Explaining the background to his research Professor Marco Marengo said: “In the 1990s Japanese engineer Doctor Hisateru Akachi proposed a new concept for a very simple system able to dissipate heat using an evaporator and a condenser connected through a meandering capillary tube, the so-called pulsating heat pipe. For many years, this idea remained in the drawer without a suitable application or research investigations.
“Early in the new millennium a few scientific papers began to highlight that this system had technical potential and a complex and fascinating set of physical processes worthy of further investigation.”
Beginning in 2009, Professor Marco Marengo, first in Italy and then in Brighton, began to explore the use of the pulsating heat pipe in space, through a series of experiments using parabolic flights, with funding from the European Space Agency.
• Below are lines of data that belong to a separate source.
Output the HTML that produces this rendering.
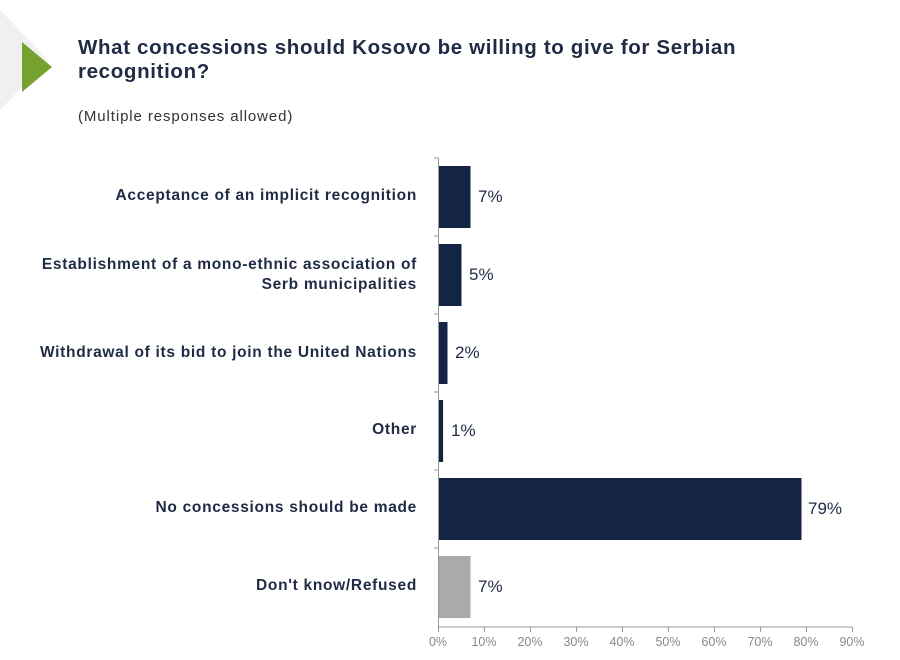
<!DOCTYPE html>
<html><head><style>
body{margin:0;width:900px;height:660px;background:#fff;overflow:hidden;font-family:"Liberation Sans",sans-serif;position:relative}
.t{position:absolute;left:78px;top:36px;font-size:20.5px;font-weight:bold;color:#1f2a44;line-height:24px;letter-spacing:0.65px;white-space:nowrap}
.s{position:absolute;left:78px;top:108px;font-size:15px;color:#333;letter-spacing:0.9px}
.l{position:absolute;right:483px;font-size:15.5px;font-weight:bold;color:#1f2a44;text-align:right;line-height:20px;letter-spacing:0.7px;white-space:nowrap}
.v{position:absolute;font-size:17px;color:#1f2a44}
.x{position:absolute;top:635px;font-size:12.5px;color:#888;width:40px;text-align:center}
</style></head><body>
<svg width="900" height="660" style="position:absolute;left:0;top:0">
<polygon points="0,10 0,110 48,60" fill="#f0f0f0"/>
<polygon points="22,42 22,92 52,67" fill="#76a12f"/>
<g fill="#142445">
<rect x="438.5" y="166" width="32" height="62"/>
<rect x="438.5" y="244" width="23" height="62"/>
<rect x="438.5" y="322" width="9" height="62"/>
<rect x="438.5" y="400" width="4.6" height="62"/>
<rect x="438.5" y="478" width="363" height="62"/>
</g>
<rect x="438.5" y="556" width="32" height="62" fill="#aaa"/>
<g stroke="#999" stroke-width="1">
<line x1="438.5" y1="158" x2="438.5" y2="627"/>
<line x1="438.5" y1="627" x2="852" y2="627"/>
<line x1="434" y1="158" x2="438.5" y2="158"/>
<line x1="434" y1="236" x2="438.5" y2="236"/>
<line x1="434" y1="314" x2="438.5" y2="314"/>
<line x1="434" y1="392" x2="438.5" y2="392"/>
<line x1="434" y1="470" x2="438.5" y2="470"/>
<line x1="434" y1="548" x2="438.5" y2="548"/>
<line x1="438.5" y1="627" x2="438.5" y2="632"/><line x1="484.5" y1="627" x2="484.5" y2="632"/><line x1="530.5" y1="627" x2="530.5" y2="632"/><line x1="576.5" y1="627" x2="576.5" y2="632"/><line x1="622.5" y1="627" x2="622.5" y2="632"/><line x1="668.5" y1="627" x2="668.5" y2="632"/><line x1="714.5" y1="627" x2="714.5" y2="632"/><line x1="760.5" y1="627" x2="760.5" y2="632"/><line x1="806.5" y1="627" x2="806.5" y2="632"/><line x1="852.5" y1="627" x2="852.5" y2="632"/>
</g>
</svg>
<div class="t">What concessions should Kosovo be willing to give for Serbian<br>recognition?</div>
<div class="s">(Multiple responses allowed)</div>
<div class="l" style="top:186px">Acceptance of an implicit recognition</div>
<div class="l" style="top:255px">Establishment of a mono-ethnic association of<br>Serb municipalities</div>
<div class="l" style="top:343px">Withdrawal of its bid to join the United Nations</div>
<div class="l" style="top:420px">Other</div>
<div class="l" style="top:498px">No concessions should be made</div>
<div class="l" style="top:576px">Don't know/Refused</div>
<div class="v" style="left:478px;top:187px">7%</div>
<div class="v" style="left:469px;top:265px">5%</div>
<div class="v" style="left:455px;top:343px">2%</div>
<div class="v" style="left:451px;top:421px">1%</div>
<div class="v" style="left:808px;top:499px">79%</div>
<div class="v" style="left:478px;top:577px">7%</div>
<div class="x" style="left:418px">0%</div><div class="x" style="left:464px">10%</div><div class="x" style="left:510px">20%</div><div class="x" style="left:556px">30%</div><div class="x" style="left:602px">40%</div><div class="x" style="left:648px">50%</div><div class="x" style="left:694px">60%</div><div class="x" style="left:740px">70%</div><div class="x" style="left:786px">80%</div><div class="x" style="left:832px">90%</div>
</body></html>
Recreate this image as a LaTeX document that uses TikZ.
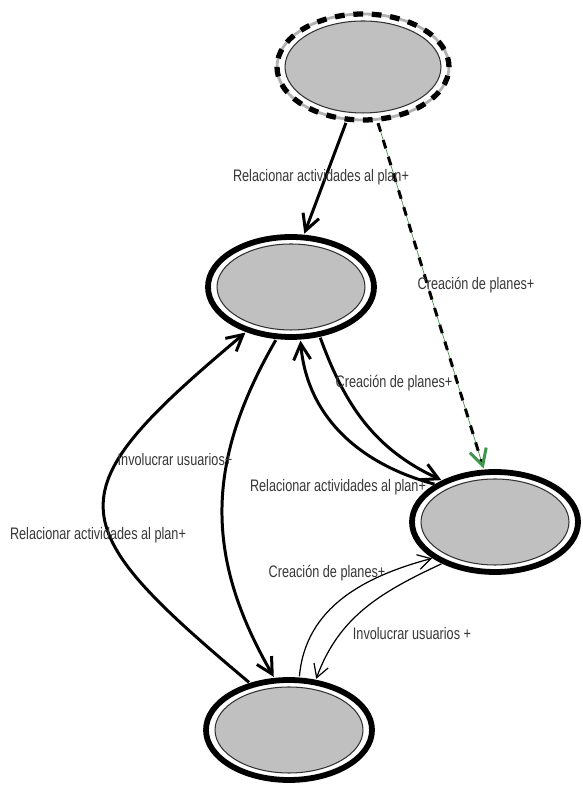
\documentclass[tikz,border=0pt]{standalone}
\usepackage{fontspec}
\usetikzlibrary{arrows.meta,shapes.geometric}
\newfontfamily\lblfont[FakeStretch=0.76]{Liberation Sans}
\definecolor{stG}{RGB}{192,192,192}
\definecolor{lnG}{RGB}{62,150,72}
\definecolor{txG}{RGB}{55,55,55}

\begin{document}
\begin{tikzpicture}[x=0.02cm,y=0.02cm,
  state/.style={ellipse,draw=black!80,line width=0.6pt,fill=stG,minimum width=2.96cm,minimum height=1.72cm,inner sep=0pt,outer sep=0.22cm},
  ring/.style={draw=black,line width=3.3pt},
  heavy/.style={-{Straight Barb[length=3.2mm,width=3.4mm]},line width=1.7pt},
  light/.style={-{Straight Barb[length=2.6mm,width=3mm]},line width=0.7pt},
  lbl/.style={font=\lblfont\fontsize{9.5}{11}\selectfont,text=txG,inner sep=1pt}]
\useasboundingbox (0,0) rectangle (582,787);
% states
\node[state,minimum width=3.12cm,minimum height=1.84cm] (s0) at (363,720) {};
\node[state] (s1) at (291,500) {};
\node[state] (s2) at (495,265) {};
\node[state] (s3) at (289,57) {};
\draw[gray!60,line width=1.6pt] (s0.center) ellipse (86 and 53);
\draw[black,line width=3pt,dash pattern=on 5.5pt off 5pt] (s0.center) ellipse (86 and 53);
\foreach \s in {s1,s2,s3} \draw[ring] (\s.center) ellipse (83 and 50);
% transitions
\draw[heavy] (s0.-107) -- (s1.76);
\draw[heavy,black,dash pattern=on 5pt off 5pt,-{Straight Barb[length=3.2mm,width=3.4mm,lnG]},preaction={draw=lnG,solid}] (s0.-75) -- (s2.102);
\draw[heavy] (s1.-60) to[out=-70,in=155] (s2.142);
\draw[heavy] (s2.148) to[out=165,in=-85] (s1.-80);
\draw[heavy] (s1.-106) .. controls +(-120:140) and +(120:140) .. (s3.106);
\draw[heavy] (s3.130) .. controls +(140:250) and +(-140:250) .. (s1.-135);
\draw[light] (s3.79) to[out=85,in=-165] (s2.-150);
\draw[light] (s2.-142) to[out=-155,in=70] (s3.62);
% labels
\node[lbl] (l1) at (321,610) {Relacionar actividades al plan+};
\node[lbl] (l2) at (476,502) {Creación de planes+};
\node[lbl] (l3) at (394,404) {Creación de planes+};
\node[lbl] (l4) at (338,300) {Relacionar actividades al plan+};
\node[lbl] (l5) at (175,327) {Involucrar usuarios+};
\node[lbl] (l6) at (98,252) {Relacionar actividades al plan+};
\node[lbl] (l7) at (327,214) {Creación de planes+};
\node[lbl] (l8) at (412,153) {Involucrar usuarios +};
\end{tikzpicture}
\end{document}
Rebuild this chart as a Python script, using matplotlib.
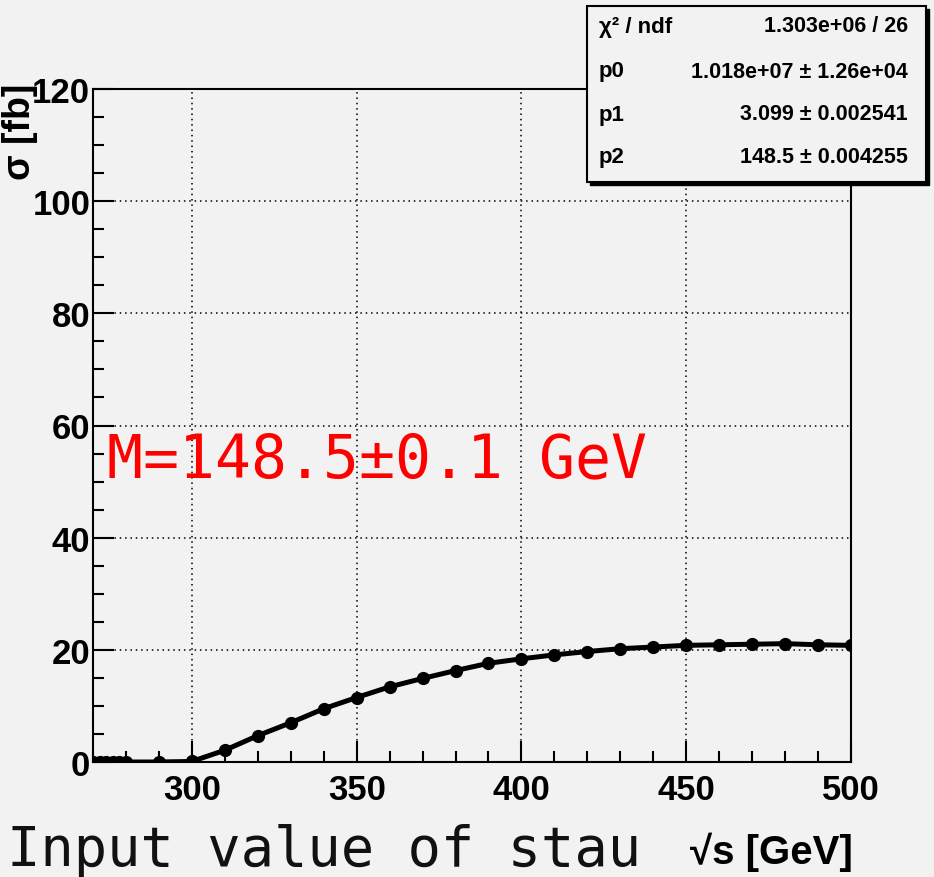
import matplotlib
matplotlib.use("Agg")
import matplotlib.pyplot as plt
from matplotlib.patches import Rectangle
from matplotlib.ticker import MultipleLocator

# Data
sqrt_s = [270, 272, 274, 276, 278, 280, 290, 300, 310, 320, 330, 340, 350, 360,
          370, 380, 390, 400, 410, 420, 430, 440, 450, 460, 470, 480, 490, 500]
sigma = [0.0, 0.0, 0.0, 0.0, 0.0, 0.0, 0.0, 0.1, 2.1, 4.7, 7.0, 9.5, 11.5, 13.4,
         14.9, 16.3, 17.6, 18.4, 19.1, 19.7, 20.2, 20.5, 20.8, 20.9, 21.0, 21.1, 20.9, 20.8]

stat_names = ["\u03c7\u00b2 / ndf", "p0", "p1", "p2"]
stat_values = ["1.303e+06 / 26", "1.018e+07 \u00b1 1.26e+04",
               "3.099 \u00b1 0.002541", "148.5 \u00b1 0.004255"]

bg = "#f2f2f2"
W, H = 934, 878
sans = ["Liberation Sans", "DejaVu Sans"]

fig = plt.figure(figsize=(W / 100, H / 100), dpi=100, facecolor=bg)
ax = fig.add_axes([93 / W, 1 - 763 / H, (851 - 93) / W, (763 - 90) / H])
ax.set_facecolor(bg)

ax.plot(sqrt_s, sigma, color="black", lw=3.6, marker="o", ms=8.5, zorder=3)

ax.set_xlim(270, 500)
ax.set_ylim(0, 120)
ax.xaxis.set_major_locator(MultipleLocator(50))
ax.xaxis.set_minor_locator(MultipleLocator(10))
ax.yaxis.set_major_locator(MultipleLocator(20))
ax.yaxis.set_minor_locator(MultipleLocator(5))
ax.grid(True, which="major", color="black", ls=(0, (1, 2.5)), lw=1.1)

ax.tick_params(which="both", direction="in", top=False, right=False, width=1.5)
ax.tick_params(which="major", length=15)
ax.tick_params(which="minor", length=8)
ax.tick_params(axis="x", which="major", pad=8)
ax.tick_params(axis="y", which="major", pad=2)
for lab in ax.get_xticklabels() + ax.get_yticklabels():
    lab.set_fontfamily("Liberation Sans")
    lab.set_fontweight("bold")
    lab.set_fontsize(25)
for sp in ax.spines.values():
    sp.set_linewidth(1.5)

# axis titles
fig.text(7 / W, 1 - 866 / H, "Input value of stau", family="DejaVu Sans Mono",
         fontsize=40, va="baseline", ha="left", color="#111111")
fig.text(690 / W, 1 - 864 / H, "\u221as [GeV]", family=sans,
         fontweight="bold", fontsize=29, va="baseline", ha="left")
fig.text(20 / W, 1 - 84 / H, "\u03c3 [fb]", family=sans,
         fontweight="bold", fontsize=27, rotation=90, ha="center", va="top")

# red annotation
fig.text(107 / W, 1 - 477 / H, "M=148.5\u00b10.1 GeV", family="DejaVu Sans Mono",
         fontsize=43, color="red", va="baseline", ha="left")

# stats box
bx0, by0, bx1, by1 = 587, 7, 926, 183
shadow = Rectangle((bx0 / W + 3 / W, 1 - (by1 + 3) / H), (bx1 - bx0) / W, (by1 - by0) / H,
                   transform=fig.transFigure, facecolor="black", edgecolor="black", zorder=5)
box = Rectangle((bx0 / W, 1 - by1 / H), (bx1 - bx0) / W, (by1 - by0) / H,
                transform=fig.transFigure, facecolor=bg, edgecolor="black", lw=1.5, zorder=6)
fig.add_artist(shadow)
fig.add_artist(box)
row_y = [27, 72, 115, 158]
for name, val, ry in zip(stat_names, stat_values, row_y):
    fig.text(599 / W, 1 - ry / H, name, family=sans,
             fontweight="bold", fontsize=16, va="center", ha="left", zorder=7)
    fig.text(908 / W, 1 - ry / H, val, family=sans,
             fontweight="bold", fontsize=15.5, va="center", ha="right", zorder=7)

fig.savefig("out.png", dpi=100, facecolor=bg)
Parabolic flights are special flights operated by a retrofitted standard airplane such as an Airbus A300, which, using a ballistic trajectory, reproduce a free fall for 20 seconds inside the cabin. During the free fall all the systems and passengers on board are under microgravity conditions replicating those experienced in space. The microgravity experiments on the pulsating heat pipe have not only demonstrated that the system can be used in space, but have led to a new concept, called the Hybrid Pulsating Heat Pipe, which may be used both in terrestrial and in microgravity applications.
This breakthrough has convinced the European Space Agency to grant the team led by Professor Marengo much sought-after access to the International Space Station to conduct a long-duration experiment.
This comes on the back of a recent award of a grant worth over £900k to the University of Brighton from the EPSRC to support the further development of the rack to carry experiments in future parabolic flights which could also host thermo-fluid experiments from other UK and European universities and companies.
The rack will start its operational life with two further sets of parabolic flights in November 2017 during which the new Hybrid Pulsating Heat Pipe will be tested in its final configuration for the International Space Station.
It is hoped that the Hybrid Pulsating Heat Pipe will travel to the International Space Station with British astronaut Tim Peake when he undertakes his second space mission.